Not so if my causal finitist thesis is true. For while the causal finitist thesis does not by itself deny the possibility of a longer infinite afterlife, it denies the possibility that any event could essentially depend on an earlier infinity of events. In particular, it means that if one had an infinite afterlife, and then continued to exist after that, it would be impossible to integrate that infinite afterlife in memory. But it is an important feature of the sort of creatures that we are that we integrate our past in our memory. Thus, given causal finitism, an afterlife whose events went beyond order type ω would be a disintegrated afterlife, unfitting for the sorts of beings we are.

This solves the third of the theological questions here.

By the same token, causal finitism makes implausible the following variant on universalism: "While hell is infinitely long, everyone who goes to hell is eventually saved (after that infinite time)." For presumably the salvation on that variant would be a result of a purification process in the infinitely long sojourn in hell, thereby being very likely to violate causal finitism.


Anonymous said...

Do you not think that the causal finitist thesis implies the finitude of the past all by itself (that is, without additional concerns about memory)? After all, if there are an infinite number of days (say) in the past, then we could construct a Grim Reaper-like scenario where Grim Reapers wake up every day and the actions of a Grim Reaper causally depend on the actions of all the previous ones.

Alexander R Pruss said...

Depends on how the infinite past is arranged. Suppose there are infinitely many causally isolated island universes, numbered 1,2,3,.... Suppose island universe #n is n years old. Since they are causally isolated they can't make Grim Reapers that all are set to attack a single person. But the overall multiverse then has an infinite past.

Anonymous said...

I grant that it is possible that the past be infinite without it thereby allowing for typical Grim Reaper scenarios (that is, scenarios used in Grim Reaper paradoxes).

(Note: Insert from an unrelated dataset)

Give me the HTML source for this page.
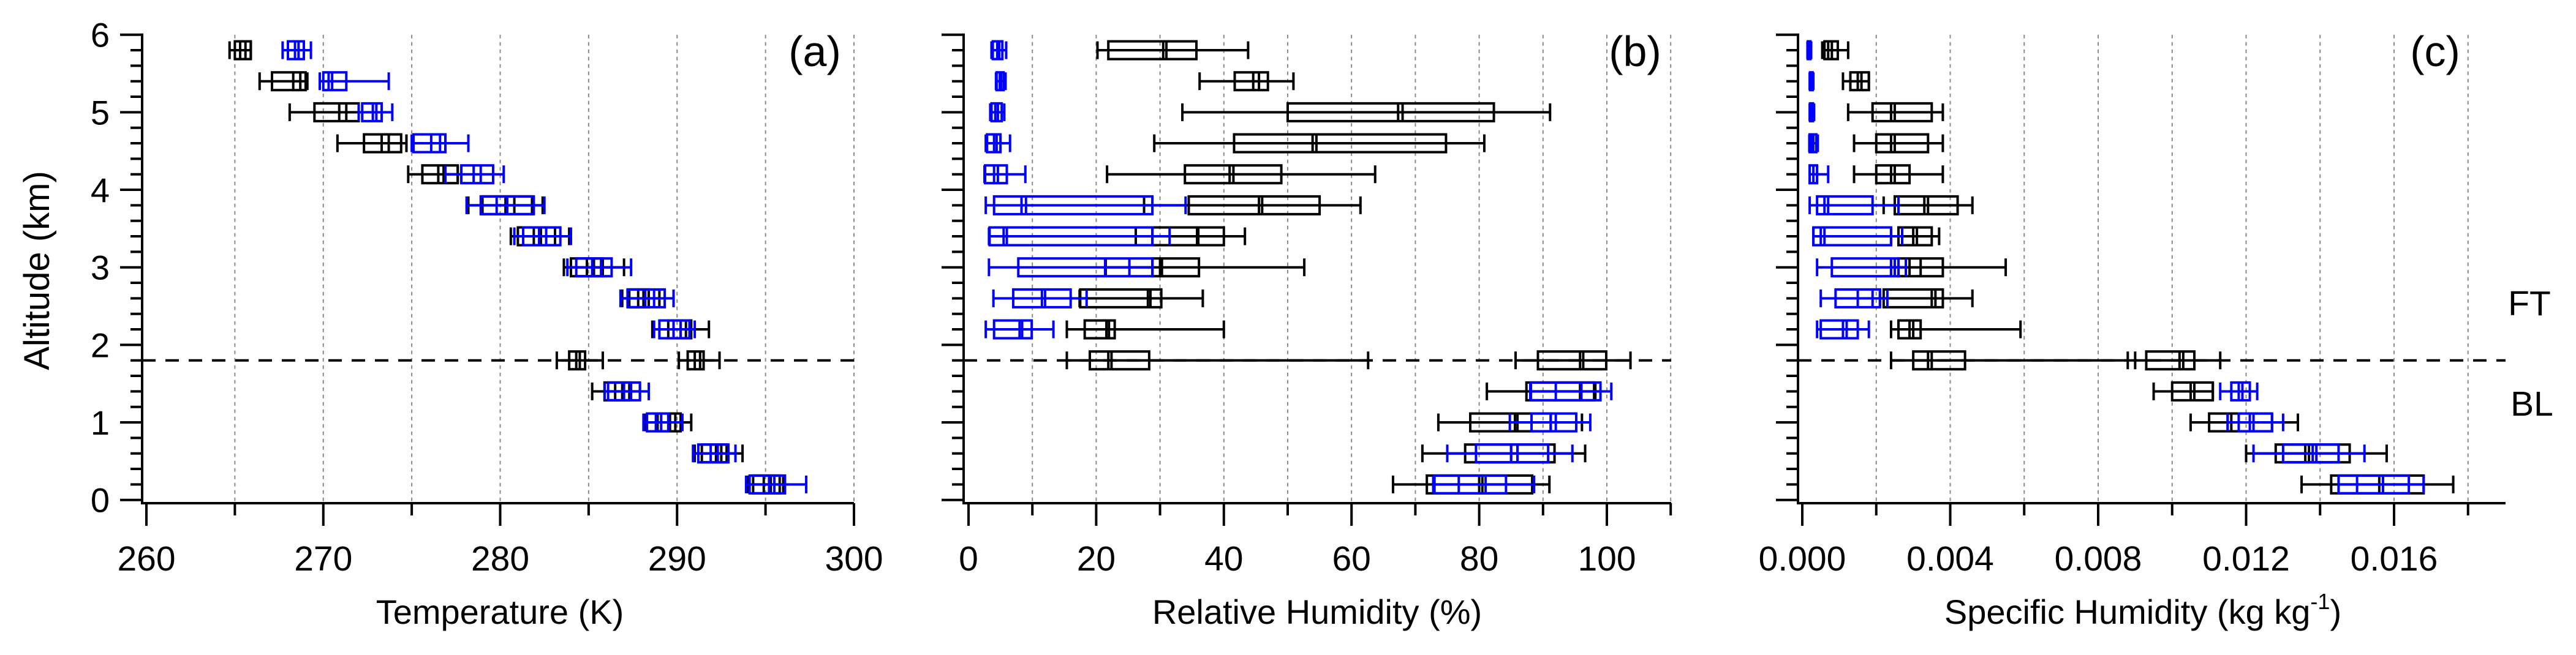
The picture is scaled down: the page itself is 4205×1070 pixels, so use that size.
<!DOCTYPE html>
<html><head><meta charset="utf-8">
<style>
html,body{margin:0;padding:0;background:#fff;}
svg{display:block;font-family:"Liberation Sans",Arial,sans-serif;}
</style></head>
<body>
<svg id="chart" width="4205" height="1070" viewBox="0 0 4205 1070" xmlns="http://www.w3.org/2000/svg">
<rect x="0" y="0" width="4205" height="1070" fill="#fff"/>
<g id="root"></g>
</svg>
<script>
// shared row data
const altitudes = [5.8,5.8,5.4,5.4,5.0,5.0,4.6,4.6,4.2,4.2,3.8,3.8,3.4,3.4,3.0,3.0,2.6,2.6,2.2,2.2,1.8,1.8,1.4,1.4,1.0,1.0,0.6,0.6,0.2,0.2];
const groups = ['k','b','k','b','k','b','k','b','k','b','k','b','k','b','k','b','k','b','k','b','k','k','k','b','k','b','k','b','k','b'];
const boundaryAltitude = 1.8;
const yTicks = [0,1,2,3,4,5,6];

// panel (a) temperature
const tLow  = [264.7,267.7,266.4,269.8,268.1,272.0,270.8,275.0,274.8,276.9,278.2,278.1,280.6,280.8,283.6,283.8,286.9,286.8,288.6,288.7,283.2,290.1,285.2,285.9,288.2,288.1,291.0,290.9,294.0,293.9];
const tQ1   = [265.0,268.0,267.1,270.0,269.5,272.2,272.3,275.1,275.6,277.8,279.0,278.9,281.0,281.3,284.0,284.3,287.3,287.2,289.5,289.0,283.9,290.6,285.9,286.1,288.9,288.3,291.4,291.2,294.3,294.1];
const tMed  = [265.3,268.4,268.3,270.3,270.9,272.8,273.3,276.1,276.5,278.5,280.3,279.8,281.9,282.2,284.9,285.2,287.8,288.2,290.2,289.8,284.3,291.0,286.5,287.0,289.6,288.8,292.2,291.9,294.9,295.2];
const tMean = [265.6,268.6,268.7,270.5,271.3,273.0,273.7,276.6,276.8,278.9,280.8,280.4,282.3,282.6,285.3,285.7,288.1,288.7,290.5,290.2,284.5,291.3,286.9,287.4,289.9,289.1,292.5,292.3,295.3,295.5];
const tQ3   = [265.9,268.9,269.0,271.3,272.0,273.3,274.4,276.9,277.6,279.6,281.8,281.9,283.1,283.4,285.8,286.3,288.4,289.3,290.8,290.7,284.8,291.5,287.3,287.9,290.2,289.5,292.8,292.9,295.8,296.1];
const tHigh = [265.9,269.3,269.1,273.7,272.0,273.9,274.7,278.2,277.6,280.2,282.4,282.5,283.9,284.0,287.0,287.4,289.0,289.8,291.8,291.0,285.8,292.4,287.9,288.4,290.8,290.3,293.7,293.3,296.0,297.3];
const tTicks = [260,270,280,290,300];

// panel (b) relative humidity
const rhLow  = [20.2,3.6,36.2,4.3,33.5,3.4,29.1,2.7,21.7,2.5,27.5,2.7,26.2,3.2,21.5,3.2,17.4,3.9,15.4,2.7,15.4,85.7,81.2,88.0,73.6,84.8,71.1,75.0,66.5,72.8];
const rhQ1   = [21.9,3.8,41.7,4.4,50.0,3.6,41.6,2.9,33.9,2.6,34.5,4.0,28.8,3.3,28.8,7.8,17.5,7.0,18.2,4.0,19.0,89.2,87.4,88.1,78.6,88.2,77.8,79.5,71.8,73.0];
const rhMed  = [30.5,4.5,44.6,4.9,67.3,4.2,53.9,4.0,40.9,4.0,45.5,8.3,35.8,5.5,30.0,21.4,28.1,11.5,21.6,8.0,21.9,95.8,95.8,92.0,85.6,91.2,85.0,85.0,80.0,76.8];
const rhMean = [31.0,4.8,45.5,5.1,68.0,4.6,54.5,4.4,41.5,4.6,46.0,9.0,36.0,6.0,30.3,25.2,28.5,12.0,22.0,8.4,22.4,96.3,96.0,96.0,86.0,92.0,86.0,86.0,80.5,81.0];
const rhQ3   = [35.7,5.3,46.9,5.5,82.3,5.2,74.8,5.0,49.0,6.0,55.0,28.8,40.0,28.8,36.1,28.8,30.2,16.0,22.9,9.9,28.3,99.9,98.0,99.0,91.2,95.2,91.8,90.8,88.3,84.2];
const rhHigh = [43.8,5.9,50.9,5.8,91.1,5.6,80.8,6.5,63.7,8.9,61.4,34.0,43.3,31.5,52.6,28.8,36.7,18.5,40.0,13.3,62.6,103.7,98.2,100.7,96.1,97.4,96.6,94.6,91.0,88.6];
const rhTicks = [0,20,40,60,80,100];

// panel (c) specific humidity
const qLow  = [.00054,.00014,.0011,.00020,.00124,.00020,.0014,.00019,.0014,.0002,.0022,.0002,.0024,.0003,.0024,.0004,.0021,.0005,.0024,.0004,.0024,.0090,.0095,.0113,.0105,.0115,.0120,.0122,.0135,.0145];
const qQ1   = [.00060,.00015,.0013,.00021,.0019,.00021,.0020,.00020,.0020,.0002,.0025,.0004,.0026,.0003,.0026,.0008,.0022,.0009,.0026,.0005,.0030,.0093,.0100,.0116,.0110,.0118,.0128,.0130,.0143,.0145];
const qMed  = [.00070,.00018,.0015,.00023,.0024,.00024,.0024,.00026,.0024,.0003,.0033,.0006,.0030,.0005,.0029,.0024,.0035,.0015,.0029,.0011,.0034,.0102,.0105,.0118,.0115,.0121,.0136,.0138,.0156,.0150];
const qMean = [.00080,.00020,.0016,.00025,.0025,.00026,.0025,.00030,.0025,.0004,.0034,.0007,.0031,.0006,.0032,.0025,.0036,.0019,.0030,.0012,.0035,.0103,.0106,.0119,.0116,.0122,.0137,.0139,.0157,.0157];
const qQ3   = [.00096,.00022,.0018,.00028,.0035,.00029,.0034,.00038,.0029,.0004,.0042,.0019,.0035,.0024,.0038,.0026,.0038,.0021,.0032,.0015,.0044,.0106,.0111,.0121,.0127,.0127,.0148,.0145,.0168,.0164];
const qHigh = [.00124,.00024,.0018,.00030,.0038,.00032,.0038,.00042,.0038,.0007,.0046,.0026,.0037,.0027,.0055,.0028,.0046,.0023,.0059,.0018,.0088,.0113,.0111,.0123,.0134,.0130,.0158,.0152,.0176,.0168];
const qTicks = [0,0.004,0.008,0.012,0.016];

const NS = 'http://www.w3.org/2000/svg';
const root = document.getElementById('root');
function mk(tag, attrs, parent){
  const e = document.createElementNS(NS, tag);
  for (const k in attrs) e.setAttribute(k, attrs[k]);
  (parent||root).appendChild(e);
  return e;
}
const yTop = 56.7, yBot = 816.7, axisY = 822;
function yScale(a){ return yBot - (yBot - yTop) * a / 6; }

const panels = [
  {key:'temperature', axisX:232, axisEnd:1394, x0:239, x1:1394, d0:260, d1:300,
   grid:[265,270,275,280,285,290,295,300], minor:[265,275,285,295], ticks:tTicks,
   fmt:v=>String(v), low:tLow,q1:tQ1,med:tMed,mean:tMean,q3:tQ3,high:tHigh, label:'(a)', labelX:1330, title:'Temperature (K)', titleX:816},
  {key:'relative-humidity', axisX:1573, axisEnd:2728, x0:1581, x1:2623, d0:0, d1:100,
   grid:[10,20,30,40,50,60,70,80,90,100,110], minor:[10,30,50,70,90,110], ticks:rhTicks,
   fmt:v=>String(v), low:rhLow,q1:rhQ1,med:rhMed,mean:rhMean,q3:rhQ3,high:rhHigh, label:'(b)', labelX:2669, title:'Relative Humidity (%)', titleX:2150},
  {key:'specific-humidity', axisX:2935, axisEnd:4090, x0:2942, x1:3908, d0:0, d1:0.016,
   grid:[0.002,0.004,0.006,0.008,0.010,0.012,0.014,0.016,0.018], minor:[0.002,0.006,0.010,0.014,0.018], ticks:qTicks,
   fmt:v=>v.toFixed(3), low:qLow,q1:qQ1,med:qMed,mean:qMean,q3:qQ3,high:qHigh, label:'(c)', labelX:3975, title:'Specific Humidity (kg kg', titleX:3498}
];

panels.forEach((p, pi) => {
  const g = mk('g', {});
  
  
  const xs = v => p.x0 + (v - p.d0) * (p.x1 - p.x0) / (p.d1 - p.d0);
  p.grid.forEach(v => {
    const l = mk('line', {x1:xs(v), x2:xs(v), y1:yTop, y2:axisY, stroke:'#8a8a8a', 'stroke-width':2, 'stroke-dasharray':'6 6'}, g);
    
    
  });
  const yb = yScale(boundaryAltitude);
  const bl = mk('line', {x1:p.axisX, x2:p.axisEnd, y1:yb, y2:yb, stroke:'#000', 'stroke-width':4, 'stroke-dasharray':'22 16'}, g);
  
  
  const order = [];
  groups.forEach((c,i)=>{ if(c==='k') order.push(i); });
  groups.forEach((c,i)=>{ if(c==='b') order.push(i); });
  order.forEach(i => {
    const col = groups[i]==='k' ? '#000' : '#0000ff';
    const y = yScale(altitudes[i]), h = 14.5;
    const bg = mk('g', {stroke:col, 'stroke-width':4, fill:'none'}, g);
    
    
    const xl = xs(p.low[i]), xq1 = xs(p.q1[i]), xm = xs(p.med[i]), xa = xs(p.mean[i]), xq3 = xs(p.q3[i]), xh = xs(p.high[i]);
    mk('line', {x1:xl, x2:xq1, y1:y, y2:y}, bg);
    mk('line', {x1:xq3, x2:xh, y1:y, y2:y}, bg);
    mk('line', {x1:xl, x2:xl, y1:y-h, y2:y+h}, bg);
    mk('line', {x1:xh, x2:xh, y1:y-h, y2:y+h}, bg);
    mk('rect', {x:xq1, y:y-h, width:Math.max(1,xq3-xq1), height:2*h}, bg);
    mk('line', {x1:xq1, x2:xq3, y1:y, y2:y}, bg);
    mk('line', {x1:xm, x2:xm, y1:y-h, y2:y+h}, bg);
    mk('line', {x1:xa, x2:xa, y1:y-h, y2:y+h}, bg);
  });
  const ax = mk('g', {stroke:'#000', 'stroke-width':4}, g);
  
  
  mk('line', {x1:p.axisX, x2:p.axisX, y1:yTop-2, y2:axisY+2}, ax);
  mk('line', {x1:p.axisX-2, x2:p.axisEnd, y1:axisY, y2:axisY}, ax);
  for (let a = 0; a <= 6.001; a += 0.2) {
    const major = Math.abs(a - Math.round(a)) < 0.01;
    const yy = yScale(a);
    mk('line', {x1:p.axisX - (major?36:19), x2:p.axisX, y1:yy, y2:yy}, ax);
  }
  p.ticks.forEach(v => mk('line', {x1:xs(v), x2:xs(v), y1:axisY, y2:axisY+37}, ax));
  p.minor.forEach(v => mk('line', {x1:xs(v), x2:xs(v), y1:axisY, y2:axisY+20}, ax));
  p.ticks.forEach(v => {
    const t = mk('text', {x:xs(v), y:932, 'font-size':57, 'text-anchor':'middle', fill:'#000'}, g);
    t.textContent = p.fmt(v);
    
    
  });
  if (pi === 0) {
    yTicks.forEach(v => {
      const t = mk('text', {x:179, y:yScale(v)+20, 'font-size':56, 'text-anchor':'end', fill:'#000'}, g);
      t.textContent = String(v);
      
      
    });
  }
  const pl = mk('text', {x:p.labelX, y:108, 'font-size':70, 'text-anchor':'middle', fill:'#000'}, g);
  pl.textContent = p.label;
  
  
  const tt = mk('text', {x:p.titleX, y:1019, 'font-size':56, 'text-anchor':'middle', fill:'#000'}, g);
  
  
  if (pi === 2) {
    tt.appendChild(document.createTextNode(p.title));
    const sup = document.createElementNS(NS, 'tspan');
    sup.setAttribute('dy', -24); sup.setAttribute('font-size', 36);
    sup.textContent = '-1';
    tt.appendChild(sup);
    const cl = document.createElementNS(NS, 'tspan');
    cl.setAttribute('dy', 24);
    cl.textContent = ')';
    tt.appendChild(cl);
  } else {
    tt.textContent = p.title;
  }
});
const yt = mk('text', {x:0, y:0, 'font-size':58, 'text-anchor':'middle', fill:'#000', transform:'translate(80,442) rotate(-90)'});
yt.textContent = 'Altitude (km)';


const ft = mk('text', {x:4129, y:515, 'font-size':57, 'text-anchor':'middle', fill:'#000'});
ft.textContent = 'FT';


const blt = mk('text', {x:4133, y:679, 'font-size':57, 'text-anchor':'middle', fill:'#000'});
blt.textContent = 'BL';


</script>
</body></html>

However, my point (had I been more precise) was that the possibility of an infinite past seems to imply the possibility of such Grim Reaper scenarios.

I suspect my intuition here is similar to the one you have about the "some but not all" option here: Since we know that typical Grim Reaper scenarios are impossible, and since we've been given no reason for thinking that reality might somehow magically preclude them were infinite pasts possible, it seems we should deny the possibility of infinite pasts.

It seems to me, then, that something like the following is plausible:

1. No event can irreducibly depend on infinitely many things. (Causal Finitist thesis)
2. If it is possible for the past to be infinite, then there are possible scenarios in which an event is irreducibly dependent on infinitely many things.
3. Therefore, the past cannot be infinite.

This kind of argument strikes me as similar to the ones in which grandfather paradoxes are used against (at least certain kinds of) time travel.